Bir ülkede
emek hareketin durumunu analiz etmek istiyorsanız, sokağa bakmanız gerekir. Her
ne kadar normal bir ülke olmasak da, bu genel yaklaşım bizim için de geçerli...
Çünkü emek hareketinin ne oranda örgütlü olduğu, özgüveninin durumu, kitlelerle
ilişki derecesi, kitlelerin emek hareketine dönük beklenti ve inancı; sokakta
sınanır... Genel söylem düzeyinde kurulan onayın gerçeklik derecesi de ancak
sokakta görülebilir...
Sokağı
kabaca iki anlamda analiz nesnesi yapabiliriz:
Birincisi
örgütsüz kitlelerin genel tepkileri ve nabzı; ülkedeki olumlu/olumsuz
icraatlara yönelik kendiliğinden reflekslerle, psikolojik direniş
mekanizmalarıdır.
İkincisi
ise örgütlü halk kesimlerinin, kitleleri mobilize edebilme dinamizmi ve kendi
aralarındaki diyalog, etkileşim ve dayanışma sürecinin ne kadar sağlıklı
olduğudur.
Kıbrıs’ın
kuzeyinde yaşanan son 8 Mart Dünya Emekçi Kadınlar Günü eylemleri, bize her iki
anlamda da üzerinde düşünecek malzeme sunmaktadır.
***
8 Mart 2017
Kıbrıs’ın kuzeyinde birçok anlamda ilkleri barındıran bir sokak hareketliliğine
sahne oldu.
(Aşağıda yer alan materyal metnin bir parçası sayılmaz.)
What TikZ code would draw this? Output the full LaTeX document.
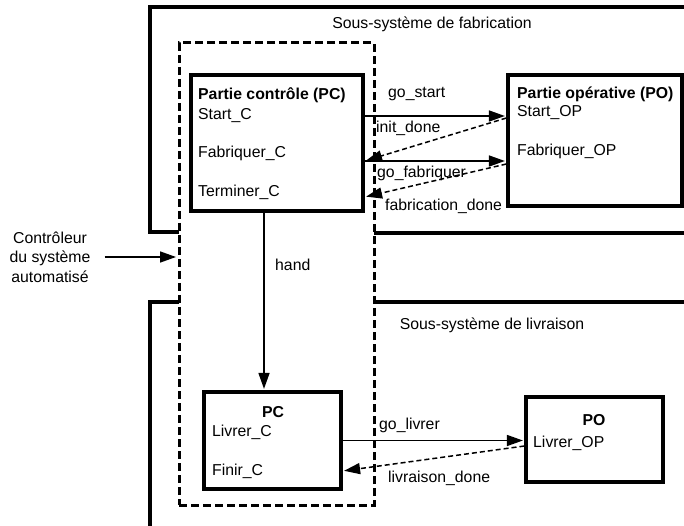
\documentclass[tikz,border=0pt]{standalone}
\usepackage{fontspec}
\setmainfont{Liberation Sans}
\usetikzlibrary{arrows.meta}

\begin{document}
\begin{tikzpicture}[x=1pt, y=-1pt,
  font=\fontsize{15.8}{19.5}\selectfont,
  bold/.style={font=\fontsize{15.8}{19.5}\selectfont\bfseries},
  box/.style={draw, line width=3.2pt, inner sep=0pt},
  zone/.style={draw, line width=3pt, dash pattern=on 8pt off 4pt, inner sep=0pt},
  txt/.style={inner sep=0pt, anchor=base west},
  frame/.style={line width=3.2pt},
  arr/.style={line width=1.5pt, shorten >=1.5pt, -{Triangle[length=16pt,width=11pt]}},
  darr/.style={arr, dash pattern=on 5pt off 3pt}
]
  \useasboundingbox (0,0) rectangle (684,526);

  % sous-systemes
  \draw[frame] (179,232) -- (150,232) -- (150,7) -- (686,7);
  \draw[frame] (374,233) -- (686,233);
  \draw[frame] (179,302) -- (150,302) -- (150,530);
  \draw[frame] (374,302) -- (686,302);
  \node[inner sep=0pt, anchor=base] (fabsys) at (432,29) {Sous-système de fabrication};
  \node[inner sep=0pt, anchor=base] (livsys) at (492,329) {Sous-système de livraison};

  % controleur
  \node[zone, minimum width=195pt, minimum height=462pt] (zone) at (276.5,274) {};
  \node[inner sep=0pt, align=center] (ctrl) at (50,257) {Contrôleur\\du système\\automatisé};

  % boites
  \node[box, minimum width=172pt, minimum height=136pt] (pc)  at (277,143)     {};
  \node[box, minimum width=174pt, minimum height=131pt] (po)  at (595,140.5)   {};
  \node[box, minimum width=137pt, minimum height=97pt]  (pcl) at (272.5,440.5) {};
  \node[box, minimum width=137pt, minimum height=85pt]  (pol) at (594.5,439.5) {};

  \node[txt, bold] (pct) at (198,100) {Partie contrôle (PC)};
  \node[txt] (startc) at (198,119.5) {Start\_C};
  \node[txt] (fabc)   at (198,158)   {Fabriquer\_C};
  \node[txt] (termc)  at (198,196.5) {Terminer\_C};
  \node[txt, bold] (pot) at (517,99) {Partie opérative (PO)};
  \node[txt] (startop) at (517,117) {Start\_OP};
  \node[txt] (fabop)   at (517,156) {Fabriquer\_OP};

  \node[bold, inner sep=0pt, anchor=base] (pclt) at (273,417) {PC};
  \node[txt] (livc) at (212,436) {Livrer\_C};
  \node[txt] (finc) at (212,475) {Finir\_C};
  \node[bold, inner sep=0pt, anchor=base] (polt) at (594,425) {PO};
  \node[txt] (livop) at (533,447) {Livrer\_OP};

  % messages
  \node[txt] (gostart)  at (388,98)  {go\_start};
  \node[txt] (initdone) at (376,133) {init\_done};
  \node[txt] (gofab)    at (377,178) {go\_fabriquer};
  \node[txt] (fabdone)  at (385,211) {fabrication\_done};
  \node[txt] (hand)     at (275,270) {hand};
  \node[txt] (golivrer) at (379,429) {go\_livrer};
  \node[txt] (livdone)  at (388,482) {livraison\_done};

  \draw[arr]  ([xshift=14pt]ctrl.east) -- (ctrl.east -| zone.west);
  \draw[arr]  ([yshift=27pt]pc.east) -- ([yshift=27pt]pc.east -| po.west);
  \draw[darr] ([yshift=22.5pt]po.west) -- ([yshift=-18pt]pc.east);
  \draw[arr]  ([yshift=-18pt]pc.east) -- ([yshift=-18pt]pc.east -| po.west);
  \draw[darr] ([yshift=-23.5pt]po.west) -- ([yshift=-54pt]pc.east);
  \draw[arr]  ([xshift=-13pt]pc.south) -- ([xshift=-13pt]pc.south |- pcl.north);
  \draw[arr]  (pcl.east) -- (pcl.east -| pol.west);
  \draw[darr] ([yshift=-6.5pt]pol.west) -- ([yshift=-30.5pt]pcl.east);
\end{tikzpicture}
\end{document}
Girne’de ilk kez 8 Mart’ta sokakta bir faaliyet ortaya kondu. Basın
açıklaması düzeyinde de olsa yüzü sokağa bakan bir hareket olarak anlamlıydı.
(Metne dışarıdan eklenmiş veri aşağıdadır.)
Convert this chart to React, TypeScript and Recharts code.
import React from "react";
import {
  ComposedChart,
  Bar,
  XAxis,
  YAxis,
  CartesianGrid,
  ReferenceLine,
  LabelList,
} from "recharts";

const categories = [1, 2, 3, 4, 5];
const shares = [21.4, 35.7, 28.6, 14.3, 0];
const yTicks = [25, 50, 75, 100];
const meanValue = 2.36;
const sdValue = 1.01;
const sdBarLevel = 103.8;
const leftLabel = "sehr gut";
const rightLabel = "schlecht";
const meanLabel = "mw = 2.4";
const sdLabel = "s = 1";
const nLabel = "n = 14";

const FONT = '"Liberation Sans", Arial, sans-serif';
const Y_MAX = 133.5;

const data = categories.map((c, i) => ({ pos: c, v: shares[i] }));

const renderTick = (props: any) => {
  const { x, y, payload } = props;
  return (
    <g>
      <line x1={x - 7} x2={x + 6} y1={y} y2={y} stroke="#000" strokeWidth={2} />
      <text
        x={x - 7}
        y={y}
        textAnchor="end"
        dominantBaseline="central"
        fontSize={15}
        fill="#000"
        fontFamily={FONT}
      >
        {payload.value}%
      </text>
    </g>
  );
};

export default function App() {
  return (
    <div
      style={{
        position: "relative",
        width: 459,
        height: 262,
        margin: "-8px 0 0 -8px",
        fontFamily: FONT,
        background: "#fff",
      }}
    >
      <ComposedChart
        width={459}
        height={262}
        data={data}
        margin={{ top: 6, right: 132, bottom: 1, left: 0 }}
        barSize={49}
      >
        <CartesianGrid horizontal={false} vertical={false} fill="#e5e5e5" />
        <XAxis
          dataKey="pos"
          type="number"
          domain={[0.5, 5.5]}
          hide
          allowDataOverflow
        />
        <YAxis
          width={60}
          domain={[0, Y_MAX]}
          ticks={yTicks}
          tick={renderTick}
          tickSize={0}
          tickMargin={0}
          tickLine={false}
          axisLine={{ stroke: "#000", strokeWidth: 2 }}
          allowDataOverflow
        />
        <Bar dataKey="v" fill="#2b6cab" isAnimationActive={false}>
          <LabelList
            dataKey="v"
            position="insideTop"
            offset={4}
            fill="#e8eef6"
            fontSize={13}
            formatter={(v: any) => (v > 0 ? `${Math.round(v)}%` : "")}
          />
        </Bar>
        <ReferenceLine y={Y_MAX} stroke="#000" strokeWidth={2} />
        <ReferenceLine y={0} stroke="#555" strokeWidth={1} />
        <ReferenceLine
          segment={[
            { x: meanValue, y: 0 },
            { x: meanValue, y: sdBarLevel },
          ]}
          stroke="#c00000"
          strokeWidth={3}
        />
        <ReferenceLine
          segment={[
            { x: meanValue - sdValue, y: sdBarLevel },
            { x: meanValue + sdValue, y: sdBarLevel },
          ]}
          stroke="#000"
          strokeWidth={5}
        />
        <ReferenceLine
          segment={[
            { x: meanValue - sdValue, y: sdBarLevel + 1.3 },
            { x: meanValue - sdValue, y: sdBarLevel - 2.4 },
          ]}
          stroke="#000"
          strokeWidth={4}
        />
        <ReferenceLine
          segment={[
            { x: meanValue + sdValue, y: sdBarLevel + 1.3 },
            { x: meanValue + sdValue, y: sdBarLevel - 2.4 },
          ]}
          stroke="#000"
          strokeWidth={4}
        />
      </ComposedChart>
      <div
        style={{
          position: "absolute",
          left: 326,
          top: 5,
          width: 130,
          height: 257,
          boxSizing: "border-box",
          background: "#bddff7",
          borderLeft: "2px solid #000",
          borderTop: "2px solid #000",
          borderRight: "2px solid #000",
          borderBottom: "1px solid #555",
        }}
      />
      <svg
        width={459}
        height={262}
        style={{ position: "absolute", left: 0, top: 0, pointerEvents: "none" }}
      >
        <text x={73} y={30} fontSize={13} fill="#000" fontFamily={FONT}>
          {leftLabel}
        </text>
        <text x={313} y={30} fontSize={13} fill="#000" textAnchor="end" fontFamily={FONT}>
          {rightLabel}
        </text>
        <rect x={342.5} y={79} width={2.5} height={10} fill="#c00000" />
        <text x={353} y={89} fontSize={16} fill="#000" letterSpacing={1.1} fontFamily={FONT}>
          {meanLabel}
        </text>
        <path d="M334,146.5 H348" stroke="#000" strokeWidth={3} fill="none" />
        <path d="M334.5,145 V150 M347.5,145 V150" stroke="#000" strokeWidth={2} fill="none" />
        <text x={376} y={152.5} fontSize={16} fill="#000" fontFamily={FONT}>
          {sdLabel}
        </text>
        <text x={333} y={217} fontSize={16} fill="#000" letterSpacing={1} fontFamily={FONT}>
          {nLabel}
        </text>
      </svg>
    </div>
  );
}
Basın açıklamasını okuyan kişinin yakın geçmişte aile içi şiddetle bağlantılı
sebeplerden hayatını kaybeden Akile isimli kadının ailesinden birisi olması
ayrıca manalıydı...
Diğer bir
ilk, Mağusa’da geçmiş yıllardan farklı olarak bölgesel bir platform zemininde
ortak bir eylem düzenlenmesiydi. Mağusa’da geçmişte de 8 Mart yürüyüşleri
yapılmıştı. Ancak bu kez ilk defa bölge örgütleri Mağusa 8 Mart Organizasyonu
adı altında bir araya geldi ve yatay ilişkiler çervesinde anlamlı bir eylemi birlikte
örgütlediler...
Birçok
insanda heyecan uyandıran bir diğer ilk ise, Omorfo’da ilk kez gerçekleştirilen
8 Mart Dünya Emekçi Kadınlar Günü yürüyüşü oldu. Çağrısı Bağımsızlık Yolu
tarafından yapılmış olsa da, bölgenin tüm ilerici, devrimci, demokrat örgüt ve
bireyleri tarafından desteklenen, bu çerçevede de tüm bölgeye mal olan yürüyüş
ciddi bir ses getirdi...
Ve son
olarak, bu 8 Mart’ta Kıbrıs’ın kuzeyinde bir ilk olarak tüm bölgelerde sokağa
çıkma iradesi bir hedef olarak somutlaştı... Lefkoşa merkezli,
işbirliği/çatışma süreçlerinin kısırlaştırıcı boyutu açığa çıktı ve
bölgelerdeki insanların Lefkoşa’ya taşınması şeklindeki antidemokratik tutum
sokakta sorgulandı...
Açıkçası 8
Mart 2017, bu boyutlarıyla sokak hareketinin tamamı üzerinde kalıcı etkiler
bırakacak bir gün olarak yaşandı. Bu etkinin ne oranda diğer eylemliliklere
yansıyacağını yaşayarak göreceğiz.
Ancak
eylemlerin prizmasından bakarak, toplumsal muhalefetin mevcut durumunun genel
bir fotoğrafını çekmek mümkün...
***
Kıbrıs’ın kuzeyinde
toplumsal muhalefet Lefkoşa eksenine sıkışmış; dar örgütsel kadroların döngüsel
tartışmalarına mahkum olmuş ve CTP tarafından domine edilmeye açık kliklerin
kişisel hırs ve husumetleri tarafından sürüklenmektedir. Öyle ki, örgütler
arası “duygusal” ilişkilerle bastırılan farklı sözler, sosyal medya dışındaki
tüm iletişim mecralarında da para gücüyle yok sayılmaktadır.
Toplumsal
muhalefetin en güçlü olduğu yer olan Lefkoşa, akmayan suyu kirlenmesi nedeniyle
giderek bir zaafiyet kaynağına dönüşmektedir. Evet Lefkoşa halkı, toplumsal
muhalefetin her kesimini var edecek kadar açık fikirli ve sola yatkındır.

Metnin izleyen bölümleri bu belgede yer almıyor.